Vescovi maroniti del Libano, Cristianità n. 209-210 (1992)
Dopo lo svolgimento di due delle tre tornate in cui si è articolata la prima consultazione elettorale svoltasi in Libano dal 1972, su L’Osservatore Romano del 5 settembre 1992 è comparso — testo in francese e titolo in italiano — un Comunicato dei Vescovi maroniti del Libano al termine della riunione mensile a Bkerké, emesso il 2 settembre. La traduzione, il nuovo titolo e la nota sono della redazione di Cristianità.
Le Loro Eccellenze i vescovi maroniti hanno tenuto la loro riunione mensile mercoledì 2 settembre 1992, sotto al presidenza di Sua Beatitudine il Patriarca Mar Nasrallah Pierre Sfeir.
Essi hanno esaminato alcune questioni ecclesiastiche di ordine amministrativo, e si sono soffermati sulla situazione attuale, più precisamente sui risultati delle elezioni legislative delle quali si sono già svolte due tornate al Nord e nella Békaa, quindi a Beirut e sul Monte Libano.
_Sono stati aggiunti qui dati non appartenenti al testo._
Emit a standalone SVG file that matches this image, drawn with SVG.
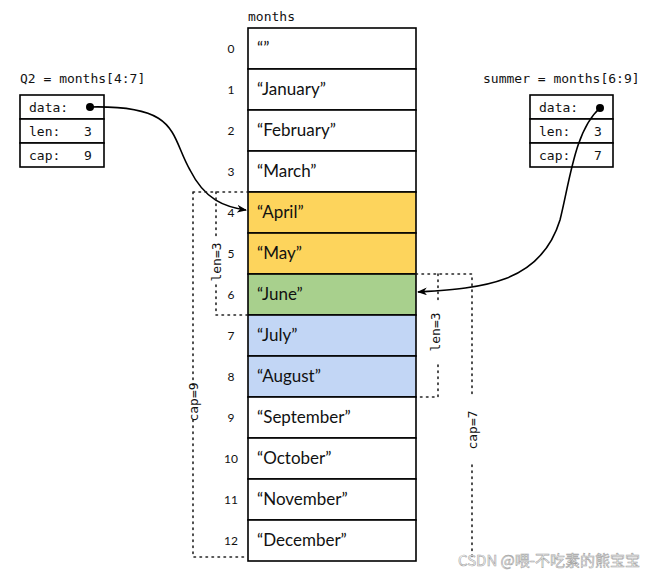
<svg xmlns="http://www.w3.org/2000/svg" width="655" height="580" viewBox="0 0 655 580">
<style>
.cell{stroke:#000;stroke-width:1.6}
.m{font-family:Lato,"Open Sans",sans-serif;font-size:17px;fill:#111}
.i{font-family:Lato,"Open Sans",sans-serif;font-size:12px;fill:#111;text-anchor:middle}
.c{font-family:"DejaVu Sans Mono",monospace;font-size:13px;fill:#111}
.dot{fill:none;stroke:#222;stroke-width:1.6;stroke-dasharray:1.5 4.5;stroke-linecap:round}
.box{fill:#fff;stroke:#000;stroke-width:1.6}
.arr{fill:none;stroke:#000;stroke-width:1.6}
</style>
<defs><marker id="ah" markerWidth="10" markerHeight="8" refX="9" refY="4" orient="auto" markerUnits="userSpaceOnUse"><path d="M0,0 L10,4 L0,8 L3,4 Z" fill="#000"/></marker></defs>
<rect width="655" height="580" fill="#fff"/>
<text class="c" x="248" y="21">months</text>
<g id="array">
<rect class="cell" x="248" y="28" width="168" height="41" fill="#fff"/>
<rect class="cell" x="248" y="69" width="168" height="41" fill="#fff"/>
<rect class="cell" x="248" y="110" width="168" height="41" fill="#fff"/>
<rect class="cell" x="248" y="151" width="168" height="41" fill="#fff"/>
<rect class="cell" x="248" y="192" width="168" height="41" fill="#fdd45c"/>
<rect class="cell" x="248" y="233" width="168" height="41" fill="#fdd45c"/>
<rect class="cell" x="248" y="274" width="168" height="41" fill="#a8d08d"/>
<rect class="cell" x="248" y="315" width="168" height="41" fill="#c2d6f5"/>
<rect class="cell" x="248" y="356" width="168" height="41" fill="#c2d6f5"/>
<rect class="cell" x="248" y="397" width="168" height="41" fill="#fff"/>
<rect class="cell" x="248" y="438" width="168" height="41" fill="#fff"/>
<rect class="cell" x="248" y="479" width="168" height="41" fill="#fff"/>
<rect class="cell" x="248" y="520" width="168" height="41" fill="#fff"/>
<text class="m" x="257" y="54">“”</text>
<text class="m" x="257" y="95">“January”</text>
<text class="m" x="257" y="136">“February”</text>
<text class="m" x="257" y="177">“March”</text>
<text class="m" x="257" y="218">“April”</text>
<text class="m" x="257" y="259">“May”</text>
<text class="m" x="257" y="300">“June”</text>
<text class="m" x="257" y="341">“July”</text>
<text class="m" x="257" y="382">“August”</text>
<text class="m" x="257" y="423">“September”</text>
<text class="m" x="257" y="464">“October”</text>
<text class="m" x="257" y="505">“November”</text>
<text class="m" x="257" y="546">“December”</text>
<text class="i" x="231" y="53">0</text>
<text class="i" x="231" y="94">1</text>
<text class="i" x="231" y="135">2</text>
<text class="i" x="231" y="176">3</text>
<text class="i" x="231" y="217">4</text>
<text class="i" x="231" y="258">5</text>
<text class="i" x="231" y="299">6</text>
<text class="i" x="231" y="340">7</text>
<text class="i" x="231" y="381">8</text>
<text class="i" x="231" y="422">9</text>
<text class="i" x="231" y="463">10</text>
<text class="i" x="231" y="504">11</text>
<text class="i" x="231" y="545">12</text>
</g>
<g id="q2">
<text class="c" x="20" y="83">Q2 = months[4:7]</text>
<rect class="box" x="20" y="95" width="84" height="24"/>
<rect class="box" x="20" y="119" width="84" height="24"/>
<rect class="box" x="20" y="143" width="84" height="24"/>
<text class="c" x="29" y="112">data:</text>
<text class="c" x="29" y="136">len:</text><text class="c" x="84" y="136">3</text>
<text class="c" x="29" y="160">cap:</text><text class="c" x="84" y="160">9</text>
<circle cx="90" cy="107" r="4" fill="#000"/>
</g>
<g id="summer">
<text class="c" x="483" y="83">summer = months[6:9]</text>
<rect class="box" x="530" y="95" width="83" height="24"/>
<rect class="box" x="530" y="119" width="83" height="24"/>
<rect class="box" x="530" y="143" width="83" height="24"/>
<text class="c" x="539" y="112">data:</text>
<text class="c" x="539" y="136">len:</text><text class="c" x="594" y="136">3</text>
<text class="c" x="539" y="160">cap:</text><text class="c" x="594" y="160">7</text>
</g>
<g id="connectors">
<path class="arr" d="M90,107 C180,105 170,135 190,170 C205,200 225,207 246,210" marker-end="url(#ah)"/>
<path class="arr" d="M600,108 C575,130 570,180 560,220 C540,285 480,288 418,292" marker-end="url(#ah)"/>
<circle cx="600" cy="108" r="4" fill="#000"/>
<path class="dot" d="M193,192 H248 M193,192 V385 M193,420 V557 H248"/>
<path class="dot" d="M216,192 V240 M216,285 V315 H248"/>
<path class="dot" d="M416,274 H472 V395 M472,465 V557"/>
<path class="dot" d="M438,274 V300 M438,365 V397 H416"/>
<text class="c" transform="translate(221,262) rotate(-90)" text-anchor="middle">len=3</text>
<text class="c" transform="translate(198,402) rotate(-90)" text-anchor="middle">cap=9</text>
<text class="c" transform="translate(440,332) rotate(-90)" text-anchor="middle">len=3</text>
<text class="c" transform="translate(477,430) rotate(-90)" text-anchor="middle">cap=7</text>
</g>
<text x="640" y="566" text-anchor="end" font-family="'Noto Sans CJK SC',sans-serif" font-size="15" fill="#fff" stroke="#999" stroke-width="0.6" opacity="0.9">CSDN @喂-不吃素的熊宝宝</text>
</svg>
Alla fine della riunione hanno reso pubblico il seguente comunicato:
1. I Padri osservano con profondo dispiacere che si sono proprio verificate le manipolazioni nelle operazioni elettorali che avevano previsto nei loro comunicati precedenti. Prova ne è il fatto che diversi di coloro che erano i sostenitori più entusiasti delle elezioni prima del loro svolgimento, oggi sono diventati i maggiori accusatori della loro autenticità, a causa delle pratiche che le hanno accompagnate a livello della formazione delle liste dei candidati, della determinazione delle circoscrizioni elettorali, della compera dei voti, delle minacce, e in ragione delle falsificazioni che non possono essere coperte dal fatto che un certo candidato abbia fallito mentre si sperava di vederlo eletto, oppure che un altro sia stato eletto mentre ci si aspettava il suo fallimento. Questo costituisce solamente una copertura voluta per far accreditare presso i semplici un’onestà artificiale.
2. La risposta della maggior parte dei libanesi, sia all’appello dell’opposizione a uno sciopero di tre giorni in occasione di ogni tappa elettorale, sia al boicottaggio oppure all’astensione, come pure il ritiro di tutti i candidati nella circoscrizione del Kesruan, escluso uno solo, e l’elezione di molti candidati d’ufficio oppure con un numero di voti molto esiguo, tutto fa di queste elezioni, per la maggior parte dei libanesi, elezioni puramente formali, che non riflettono la loro opinione e nelle quali non riconoscono gli eletti come loro rappresentanti.
3. I Padri salutano le voci che si sono levate a favore del rafforzamento della solidarietà islamo-cristiana, malgrado le pressioni esercitate qua o là, perché se il Libano non è una terra di libertà, di tolleranza, d’amore, di convivenza, d’uguaglianza, di giustizia e di rispetto dei diritti dell’uomo, non può restare il Libano come lo vogliamo e come vorremmo lasciarlo, patrimonio prezioso, ai nostri figli, come l’abbiamo ereditato dai nostri padri e dai nostri avi.
4. Le perquisizioni e gli arresti in corso fra i cittadini e gli ufficiali dell’esercito devono essere fatti nel rispetto delle leggi libanesi, affinché il Libano non venga condotto sulle vie della dittatura, quando questa è ormai scomparsa dagli Stati su cui dominava.
5. Il fatto che vengano mantenuti in stato di rapimento l’avvocato Nasri Khoury Sader (1) e i suoi compagni, malgrado i ripetuti appelli e lo sciopero dell’ordine degli avvocati, che continua senza esito da giorni nell’intento di liberarli, e malgrado l’affermazione di quanti sono addentro alle segrete cose secondo cui lo Stato è a conoscenza della causa del loro rapimento e del luogo in cui sono detenuti, scuote la fiducia del cittadino nella capacità dello Stato di proteggerlo contro ogni aggressore, nel momento in cui abbiamo più che mai bisogno di uno Stato che imponga la sua autorità nel quadro delle leggi vigenti.
6. I Padri chiamano i loro figli a continuare a pregare nel quadro del Sinodo pastorale per il Libano, e chiedono a Dio di ispirare ai nostri responsabili il modo per far uscire il paese dalla crisi e per operare nella prospettiva di trovare le soluzioni che urgono per la crisi economica soffocante, perché i libanesi, residenti ed emigrati, ritrovino la fiducia nella loro patria, e si appoggino per la ricostruzione sulla solide basi della giustizia, dell’uguaglianza, della convivenza, della libertà, del rispetto dei diritti dell’uomo e della pace.